After making a name in the metal community with their debut album Sirens and an EP The Dungeons are Calling released on indie label Combat Records, Savatage found themselves signing a major-label deal with Atlantic Records. They continued their metal ways on the 1985 Max Norman-produced release Power of the Night, but when it came time to record the follow-up for Atlantic, things started to come unraveled.
Vocalist and main composer Jon Oliva had been writing more pop-oriented songs for other artists on the label, but Atlantic decided that Savatage should record those songs for its next album. That was the beginning of Fight for the Rock, widely regarded by fans and the band as their worst album.
The fantasy and horror themes that permeated Savatage’s early records were mostly dropped for more of the pop-metal sound that was just beginning to come into fashion in the mid-1980s. The cover photo, which recreated the flag-raising over Iwo Jima with the band members, didn’t help matters. In fact, Fight for the Rock almost put the band’s career in a coffin before we got their best work.
But has it been unjustly maligned? Even being the Savatage fanboy that I am, I would have said a couple of days ago that Fight for the Rock was awful. Then I gave it an honest listen for this review – the first in many, many years – and the result was a bit surprising.
The album starts out on a not-so-bad note with the title track. The opening riff from the late Criss Oliva isn’t too far from what fans were used to. The “rockers vs. the world” lyrics that were popular at the time aren’t really up to par for Jon Oliva, but his vocals are great. It’s not as heavy and sinister as what we’re used to, but it’s not awful, either.
Up next is a re-recording of “Out on the Streets,” the ballad that originally appeared on Sirens. This version isn’t incredibly different, but it’s a little more polished and a little less dark than the original version.
So, now I’m three songs into my first listen to Fight for the Rock in years, and I’m beginning to wonder if it’s gotten a bad rap. I remember really not liking it, but “Crying for Love” has another great riff from Criss Oliva and his brother’s voice gives it kind of a dark air. I can certainly see this as the slower song on any of their releases.
But just as I’m starting to think Fight for the Rock might not be as bad as I remembered, we get the first of two covers, a version of Badfinger’s “Day After Day.” It’s not a bad update, but it’s a bad song for Savatage and sends things off the rails for a few minutes. The band fares better on the other cover, Free’s “Wishing Well,” giving it a heavier feel – but again, it just really doesn’t fit their style to that point.
There were only two songs from Fight for the Rock that Savatage performed live with any regularity, “Edge of Midnight” and “Hyde,” and they are two of the strongest songs. They keyboards on “Edge of Midnight” give it a definite mid-1980s pop rock feel, but strip those away, and it’s a pretty tough tune. “Hyde” might be the song that most fits with their work to that point. Take it out and put it on any of the previous three releases, and it would not have been out of place at all. It has the sound and theme of something from Sirens or Dungeons, and it’s easily the best track on this record.

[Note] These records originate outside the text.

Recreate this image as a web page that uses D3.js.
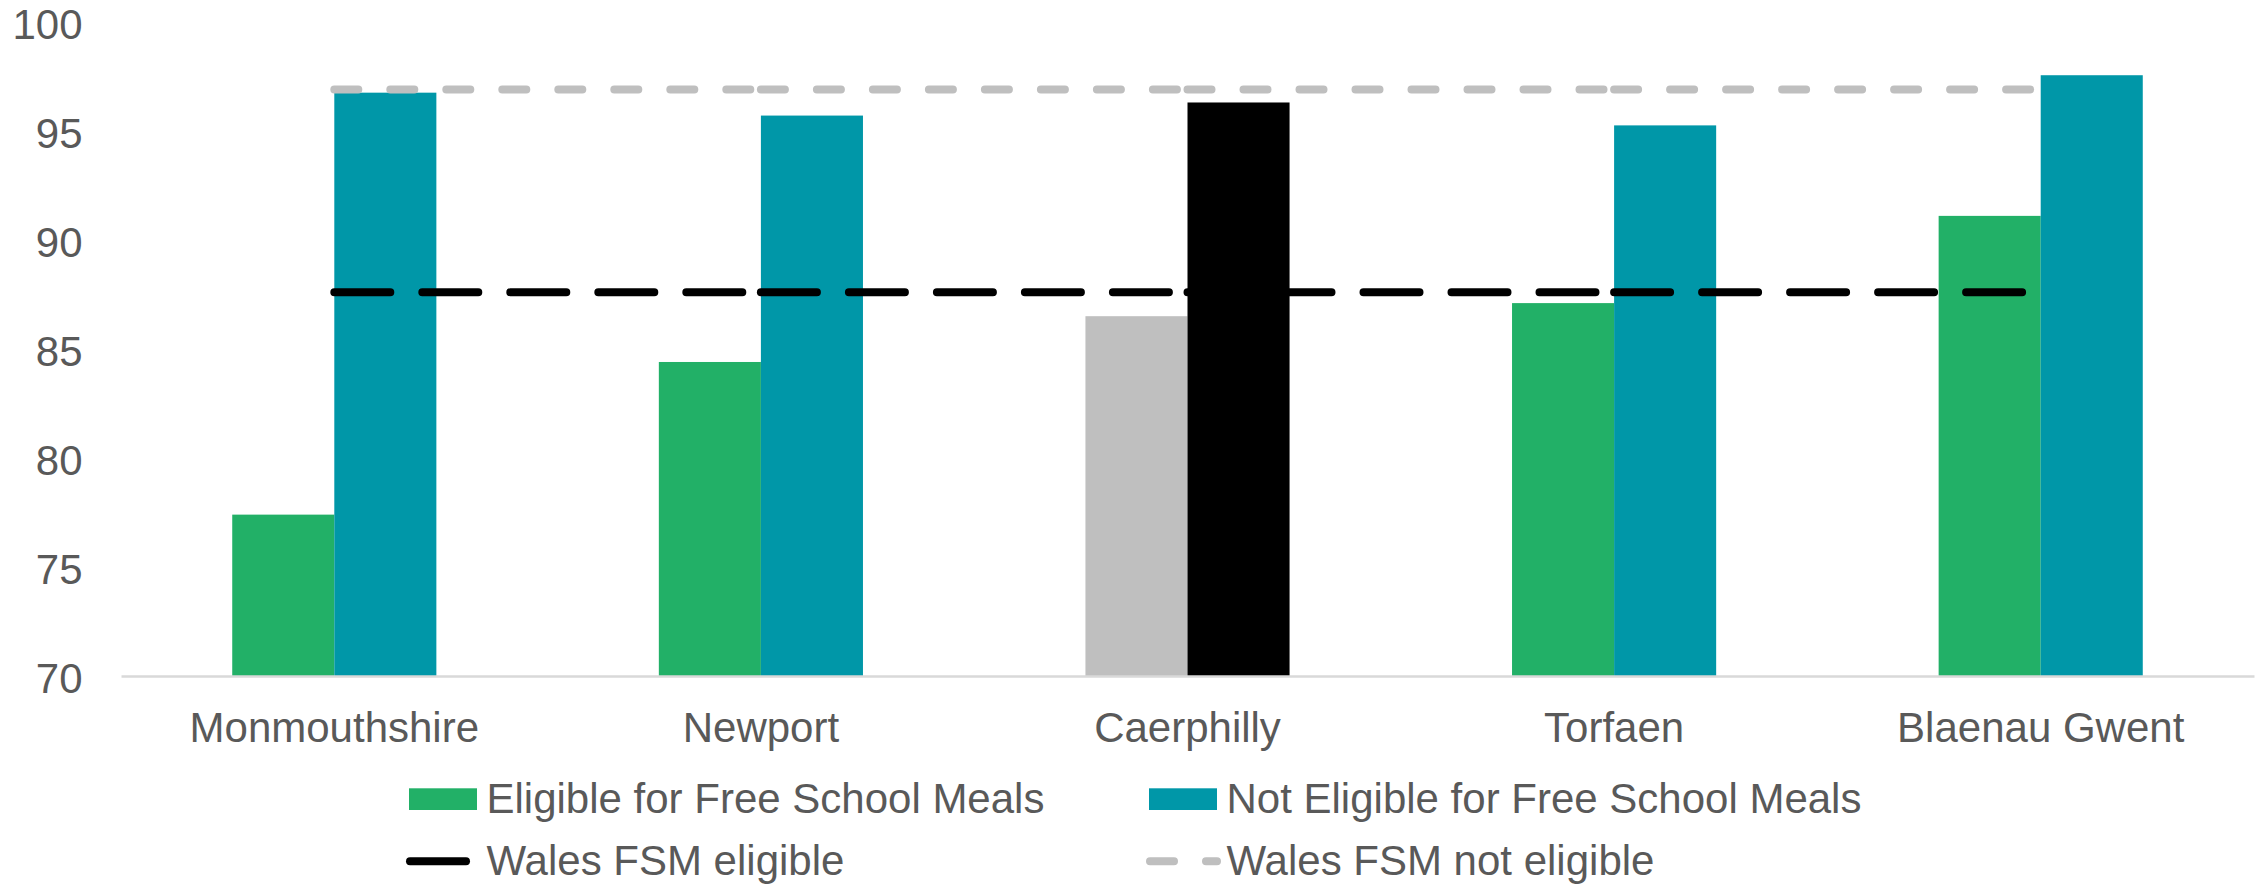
<!DOCTYPE html>
<html>
<head>
<meta charset="utf-8">
<script src="https://cdn.jsdelivr.net/npm/d3@7"></script>
<style>
  html, body { margin: 0; padding: 0; background: #ffffff; }
  svg { display: block; }
  text { font-family: "Liberation Sans", Arial, sans-serif; fill: #595959; }
</style>
</head>
<body>
<svg id="chart" width="2267" height="885"></svg>
<script>
// ---- data ----
const categories = ["Monmouthshire", "Newport", "Caerphilly", "Torfaen", "Blaenau Gwent"];
const eligible = [77.4, 84.4, 86.5, 87.1, 91.1];
const notEligible = [96.75, 95.7, 96.3, 95.25, 97.55];
const walesEligible = [87.6, 87.6, 87.6, 87.6, 87.6];
const walesNotEligible = [96.9, 96.9, 96.9, 96.9, 96.9];
const yTicks = [70, 75, 80, 85, 90, 95, 100];
const seriesNames = ["Eligible for Free School Meals", "Not Eligible for Free School Meals"];
const lineNames = ["Wales FSM eligible", "Wales FSM not eligible"];
const highlightCategory = "Caerphilly";

// ---- styles ----
const colors = {
  eligible: "#22B067",
  notEligible: "#0097A8",
  eligibleHi: "#BFBFBF",
  notEligibleHi: "#000000",
  walesEligible: "#000000",
  walesNotEligible: "#BFBFBF",
  axis: "#D9D9D9"
};

const svg = d3.select("#chart");
const plotLeft = 121, plotRight = 2254, plotBottom = 676, plotTop = 21.8;

const x0 = d3.scaleBand().domain(categories).range([plotLeft, plotRight]).padding(0);
const step = x0.bandwidth();
const groupW = step * 0.4785;
const x1 = d3.scaleBand().domain(["eligible", "notEligible"])
  .range([(step - groupW) / 2, (step + groupW) / 2]).padding(0);
const y = d3.scaleLinear().domain([70, 100]).range([plotBottom, plotTop]);

// ---- bars ----
const rows = categories.map((c, i) => ({ cat: c, eligible: eligible[i], notEligible: notEligible[i] }));
const g = svg.append("g");
const groups = g.selectAll("g.cat").data(rows).join("g")
  .attr("class", "cat")
  .attr("transform", d => `translate(${x0(d.cat)},0)`);
groups.selectAll("rect").data(d => ["eligible", "notEligible"].map(k => ({ key: k, value: d[k], cat: d.cat })))
  .join("rect")
  .attr("x", d => x1(d.key))
  .attr("width", x1.bandwidth())
  .attr("y", d => y(d.value))
  .attr("height", d => y(70) - y(d.value))
  .attr("fill", d => d.cat === highlightCategory ? colors[d.key + "Hi"] : colors[d.key]);

// ---- axes ----
const yAxis = d3.axisLeft(y).tickValues(yTicks).tickSize(0).tickPadding(38.5).tickFormat(d3.format("d"));
const yg = svg.append("g").attr("transform", `translate(${plotLeft},0)`).call(yAxis);
yg.select(".domain").remove();
yg.selectAll("text").attr("font-size", 42).attr("dy", "0.39em")
  .style("font-family", '"Liberation Sans", Arial, sans-serif').attr("fill", "#595959");

const xAxis = d3.axisBottom(x0).tickSize(0).tickSizeOuter(0);
const xg = svg.append("g").attr("transform", `translate(0,${plotBottom})`).call(xAxis);
xg.select(".domain").attr("stroke", colors.axis).attr("stroke-width", 2.5);
xg.selectAll("text").attr("font-size", 42).attr("y", 66).attr("dy", 0)
  .style("font-family", '"Liberation Sans", Arial, sans-serif').attr("fill", "#595959");

// ---- Wales reference lines (segments restart dash pattern at each point) ----
const line = d3.line().x(d => d[0]).y(d => d[1]);
function drawRefLine(values, color, dash) {
  const pts = categories.map((c, i) => [x0(c) + step / 2, y(values[i])]);
  const segs = d3.pairs(pts);
  svg.append("g").selectAll("path").data(segs).join("path")
    .attr("d", d => line(d))
    .attr("fill", "none")
    .attr("stroke", color)
    .attr("stroke-width", 8)
    .attr("stroke-linecap", "round")
    .attr("stroke-dasharray", dash);
}
drawRefLine(walesNotEligible, colors.walesNotEligible, "24,32");
drawRefLine(walesEligible, colors.walesEligible, "56,32");

// ---- legend ----
const legend = svg.append("g");
const col = [409, 1149];
const textOff = 77.5;
// row 1: bar swatches
[["eligible", 0], ["notEligible", 1]].forEach(([k, i]) => {
  legend.append("rect").attr("x", col[i]).attr("y", 788.3).attr("width", 68).attr("height", 21.7).attr("fill", colors[k]);
  legend.append("text").attr("x", col[i] + textOff).attr("y", 813.3).attr("font-size", 42).text(seriesNames[i]);
});
// row 2: line swatches
[[colors.walesEligible, "56,32", 0], [colors.walesNotEligible, "24,32", 1]].forEach(([c, dash, i]) => {
  legend.append("path").attr("d", line([[col[i] + 1, 861.3], [col[i] + 68, 861.3]]))
    .attr("stroke", c).attr("stroke-width", 8).attr("stroke-linecap", "round")
    .attr("stroke-dasharray", dash).attr("fill", "none");
  legend.append("text").attr("x", col[i] + textOff).attr("y", 875).attr("font-size", 42).text(lineNames[i]);
});
</script>
</body>
</html>
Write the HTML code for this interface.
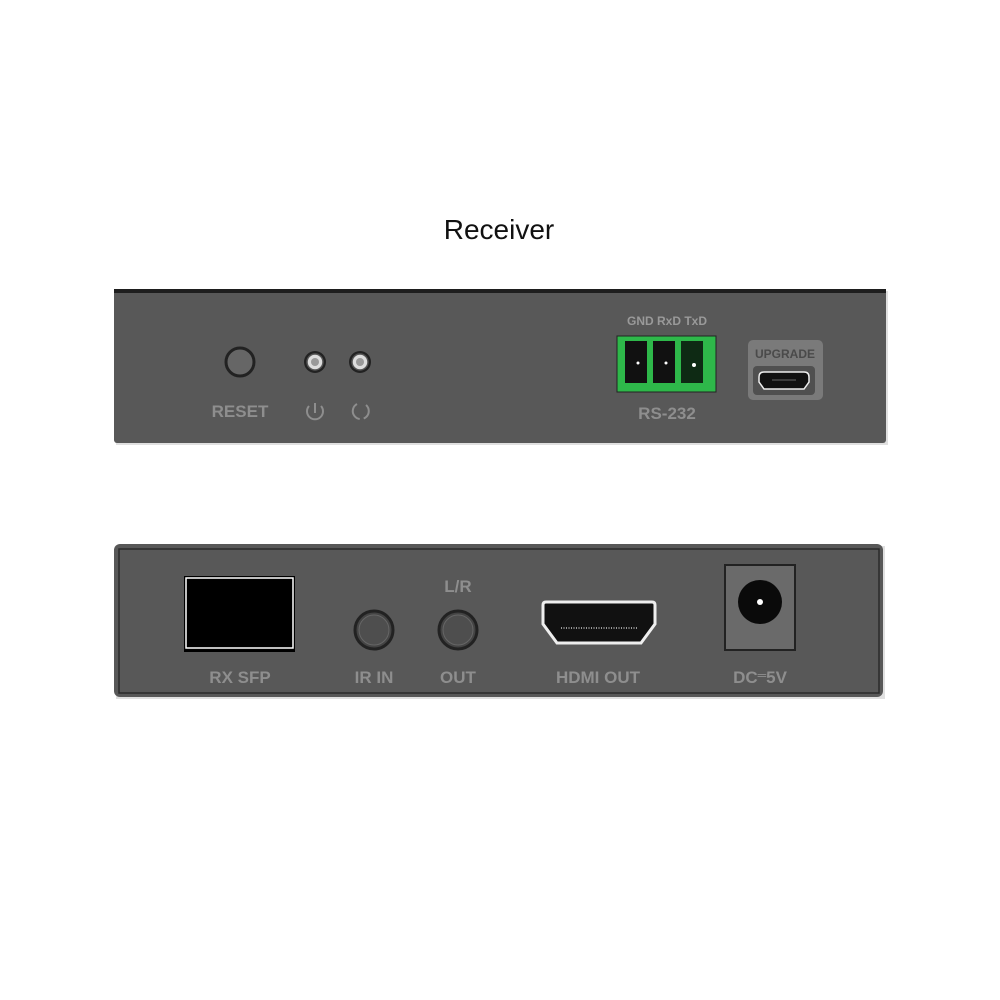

Interestingly, there are a lot of hints at the more symphonic and varied sound that the band would adopt later on. You can hear it quickly on songs like “Lady in Disguise,” which with some tweaking to the arrangement would fit easily into the latter-day Savatage or Jon Oliva’s Pain catalog.
Listening to this for the first time in a while, I can certainly understand why myself and other Savatage fans in the 1980s absolutely hated it. But the truth is, Fight for the Rock is not really a bad record. I still think it’s their weakest effort, but I can hear the echoes of the three releases that came before and hints at some of what would come later. It’s interesting how perspective can change with years on an album you’ve always disliked, and I’ve discovered that a couple of times in writing this series.
Regardless of how you feel about Fight for the Rock, though, it did lead to the band’s biggest breakthrough. Savatage had lost some of its metal cred after the record, and Atlantic was threatening to cut them from the roster when Paul O’Neill, who had produced Aerosmith’s Classics Live albums, agreed to work with them. The result of that first collaboration was their masterpiece, 1987’s Hall of the Mountain King. It also ushered in an era of creativity and evolution that saw the band release a string of fantastic albums and, eventually, spin off the highly-successful Trans-Siberian Orchestra – which has introduced a much wider audience to the basic Savatage sound.